They seem to come along like buses, do parliamentary scandals: you wait ages for one and then two come along at once.
The dust has by no means settled on the sexual misconduct allegations dished out against a number of MPs and political figures, and you can bet your bottom dollar that a lot more dirt is yet to be unearthed as far as that sorry tale is concerned.
But light relief for those accused of misdemeanours has come this week courtesy of Priti Patel, a cabinet minister who has been up to no good herself.
Patel was the international development secretary; a role that acts on areas such as the foreign aid budget as well as consulting on certain aspects of the Brexit negotiations – she was a publicly-proud ‘Leave’ voter.
But a family holiday in Israel turned into a business opportunity for Patel, and she has since resigned from her position after it became untenable.
So What Exactly Has Priti Patel Done Wrong?
As part of her role, Patel is responsible for overseeing international development and leading the UK’s funding programme to developing nations, with a pot of cash dished out to worthy causes each year as she sees fit.
Clearly, meeting with Israeli officials while on a private holiday – including their prime minister Benjamin Netanyahu – is see as contrary to the rules of how the role should be carried out, with the insinuation that Israel were lobbying Patel for a greater share of the coffers.
As one anonymous former minister told the BBC: “What does it say to the rest of the Middle East if a senior Cabinet minister in charge of Britain’s huge aid budget disappears for 48 hours from a family holiday in Israel and is under the wing of a pro-Israeli lobbyist?”

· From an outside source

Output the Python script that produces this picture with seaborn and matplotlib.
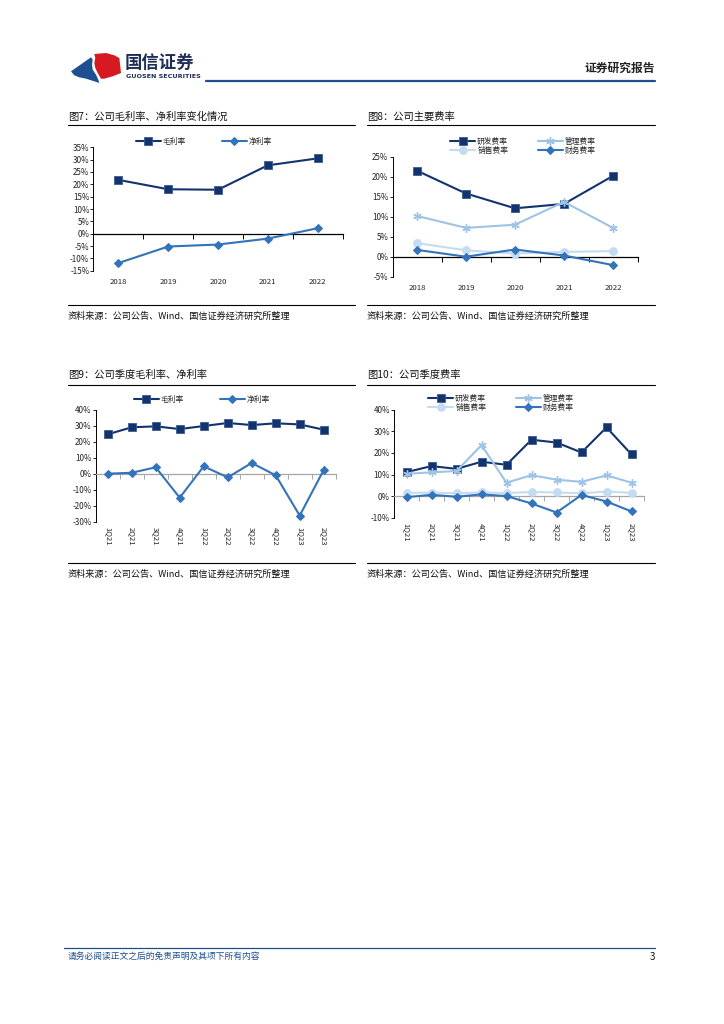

The 45-year-old is a known supporter of Israel in their ongoing battle with Palestine, and has been quoted as saying she voted against gay marriage and is in favour of bringing back the death penalty. Her father also stood as a UKIP councillor, and cites Margaret Thatcher as a political inspiration.
There was also the time where, famously, she hinted that her own job was obsolete when she called for the foreign aid department to be scrapped.
The problem here is that Patel should have told the Foreign Office about her business affairs overseas – that is a convention of governance. It’s a breach of an age-old code of conduct, and presents the potential of lobbying, which is also frowned upon.
Remarkably, she not only tried to dodge the blame but also attempted to pin it on Boris Johnson. “Boris knew about the visit. The point is that the Foreign Office did know about this, Boris knew about [the trip]. It is not on, it is not on at all.
“I went out there, I paid for it. And there is nothing else to this. It is quite extraordinary. It is for the Foreign Office to go away and explain themselves,” were her words to The Guardian.
Some more rather mischievous political figures on both the blue and red sides have accused her of trying to curry favour ahead of a possible leadership campaign when/if Theresa May steps aside. The process of politicking to become PM is an expensive process, so wealthy donors – Israeli or otherwise – are welcome.
May Day for Theresa
Even though the latest scandal is far beyond her control, once again the knives have been out for Theresa May who now faces yet another cabinet reshuffle.
Forthright publication the London Economic led with an article on Wednesday that outlined the fall-out of the sexual assault scandal and Patel’s conduct from a betting perspective – and the market movements were rather telling.
The odds on May to resign before the end of 2017 have been slashed from 25/1 to 5/2, either as an artificial reaction to the latest parliamentary headache or, possibly, because somebody, somewhere knows something the rest of us don’t.
It should be noted that her likely year of departure is 2018, which has been brought into Even money by the bookmakers, although importantly it was 2019 that was the bookies’ favourite just a month ago!
If 2018 is the end of May, then presumably that would trigger a General Election – yet again the UK would be led by an unelected leader at this point.
And the bookmakers are in doubt as to how a 2018 election would pan out either, with Labour’s odds shrinking in to 8/11 while the Tories lengthen to 11/10.
It really hasn’t been a good week for the PM or her cabinet, has it!?